## [DATASET SECTION]

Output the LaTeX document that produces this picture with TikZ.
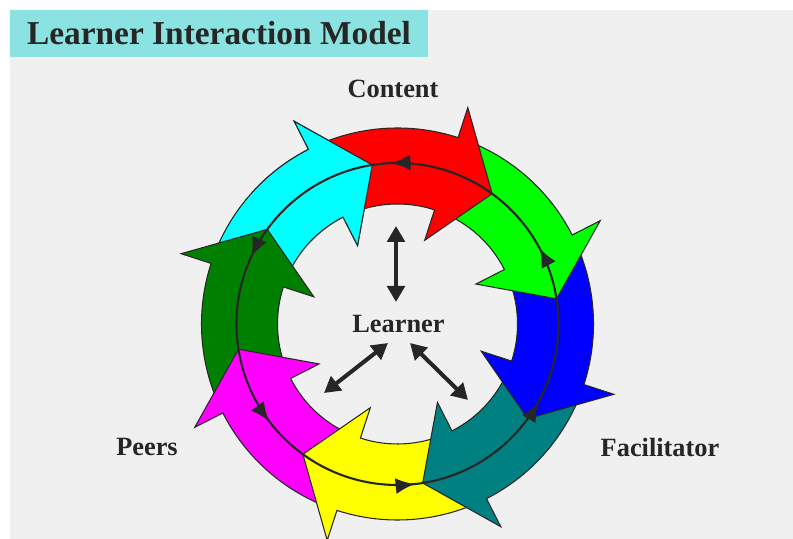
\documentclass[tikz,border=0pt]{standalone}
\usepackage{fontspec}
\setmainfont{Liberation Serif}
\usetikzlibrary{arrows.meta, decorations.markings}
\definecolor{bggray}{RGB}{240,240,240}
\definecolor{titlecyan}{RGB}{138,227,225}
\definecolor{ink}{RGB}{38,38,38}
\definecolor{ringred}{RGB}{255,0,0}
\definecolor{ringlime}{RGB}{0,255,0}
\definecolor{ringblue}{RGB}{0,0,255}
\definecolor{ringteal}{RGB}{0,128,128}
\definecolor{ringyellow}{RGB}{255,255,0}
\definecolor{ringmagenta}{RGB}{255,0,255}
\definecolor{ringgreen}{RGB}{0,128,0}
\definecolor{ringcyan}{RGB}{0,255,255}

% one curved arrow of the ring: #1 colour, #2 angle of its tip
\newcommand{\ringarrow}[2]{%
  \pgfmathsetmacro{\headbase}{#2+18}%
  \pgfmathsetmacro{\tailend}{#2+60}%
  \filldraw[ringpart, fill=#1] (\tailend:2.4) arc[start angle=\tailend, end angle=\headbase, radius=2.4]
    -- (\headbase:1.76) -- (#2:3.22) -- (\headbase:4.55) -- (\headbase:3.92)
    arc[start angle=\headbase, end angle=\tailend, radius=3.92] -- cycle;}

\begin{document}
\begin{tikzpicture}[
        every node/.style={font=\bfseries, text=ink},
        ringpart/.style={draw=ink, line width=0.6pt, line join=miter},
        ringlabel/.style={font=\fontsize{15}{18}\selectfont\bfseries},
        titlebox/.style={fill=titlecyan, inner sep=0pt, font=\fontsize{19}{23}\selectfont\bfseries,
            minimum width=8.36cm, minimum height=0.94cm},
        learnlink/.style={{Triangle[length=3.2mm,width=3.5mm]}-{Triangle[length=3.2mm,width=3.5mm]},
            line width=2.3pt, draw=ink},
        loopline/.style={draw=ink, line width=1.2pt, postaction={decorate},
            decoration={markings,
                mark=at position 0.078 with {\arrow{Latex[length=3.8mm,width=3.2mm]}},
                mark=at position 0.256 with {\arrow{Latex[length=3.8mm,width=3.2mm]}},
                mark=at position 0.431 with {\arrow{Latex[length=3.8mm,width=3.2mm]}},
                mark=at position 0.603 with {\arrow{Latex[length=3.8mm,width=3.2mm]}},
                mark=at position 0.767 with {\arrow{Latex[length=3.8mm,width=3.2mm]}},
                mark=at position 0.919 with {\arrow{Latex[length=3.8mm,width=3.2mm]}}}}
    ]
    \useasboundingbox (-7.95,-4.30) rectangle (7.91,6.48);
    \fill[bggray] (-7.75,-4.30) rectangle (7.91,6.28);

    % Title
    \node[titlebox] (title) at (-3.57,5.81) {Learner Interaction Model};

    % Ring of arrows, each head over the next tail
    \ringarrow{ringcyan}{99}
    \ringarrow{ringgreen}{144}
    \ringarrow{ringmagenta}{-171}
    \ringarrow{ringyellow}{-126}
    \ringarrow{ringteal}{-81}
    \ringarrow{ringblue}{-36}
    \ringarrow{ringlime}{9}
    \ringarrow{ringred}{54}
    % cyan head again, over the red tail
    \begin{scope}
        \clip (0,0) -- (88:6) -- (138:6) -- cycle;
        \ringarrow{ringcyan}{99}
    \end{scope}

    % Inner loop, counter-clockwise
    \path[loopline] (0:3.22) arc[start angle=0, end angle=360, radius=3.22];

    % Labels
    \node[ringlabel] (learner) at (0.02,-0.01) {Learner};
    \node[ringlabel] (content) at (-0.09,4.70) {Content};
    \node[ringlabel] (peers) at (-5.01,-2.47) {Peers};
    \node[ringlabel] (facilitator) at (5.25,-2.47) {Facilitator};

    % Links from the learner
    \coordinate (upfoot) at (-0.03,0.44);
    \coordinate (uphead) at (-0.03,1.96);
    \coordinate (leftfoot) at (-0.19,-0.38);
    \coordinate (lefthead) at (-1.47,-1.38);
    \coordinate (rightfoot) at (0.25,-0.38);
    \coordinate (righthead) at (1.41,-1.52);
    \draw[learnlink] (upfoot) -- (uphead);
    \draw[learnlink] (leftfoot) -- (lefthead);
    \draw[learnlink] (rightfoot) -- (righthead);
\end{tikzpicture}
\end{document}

## [STATED GOAL]
Look through the material and copy each line that has "with".

## [TASK RESULT]
Output the LaTeX document that produces this picture with TikZ.
                mark=at position 0.078 with {\arrow{Latex[length=3.8mm,width=3.2mm]}},
                mark=at position 0.256 with {\arrow{Latex[length=3.8mm,width=3.2mm]}},
                mark=at position 0.431 with {\arrow{Latex[length=3.8mm,width=3.2mm]}},
                mark=at position 0.603 with {\arrow{Latex[length=3.8mm,width=3.2mm]}},
                mark=at position 0.767 with {\arrow{Latex[length=3.8mm,width=3.2mm]}},
                mark=at position 0.919 with {\arrow{Latex[length=3.8mm,width=3.2mm]}}}}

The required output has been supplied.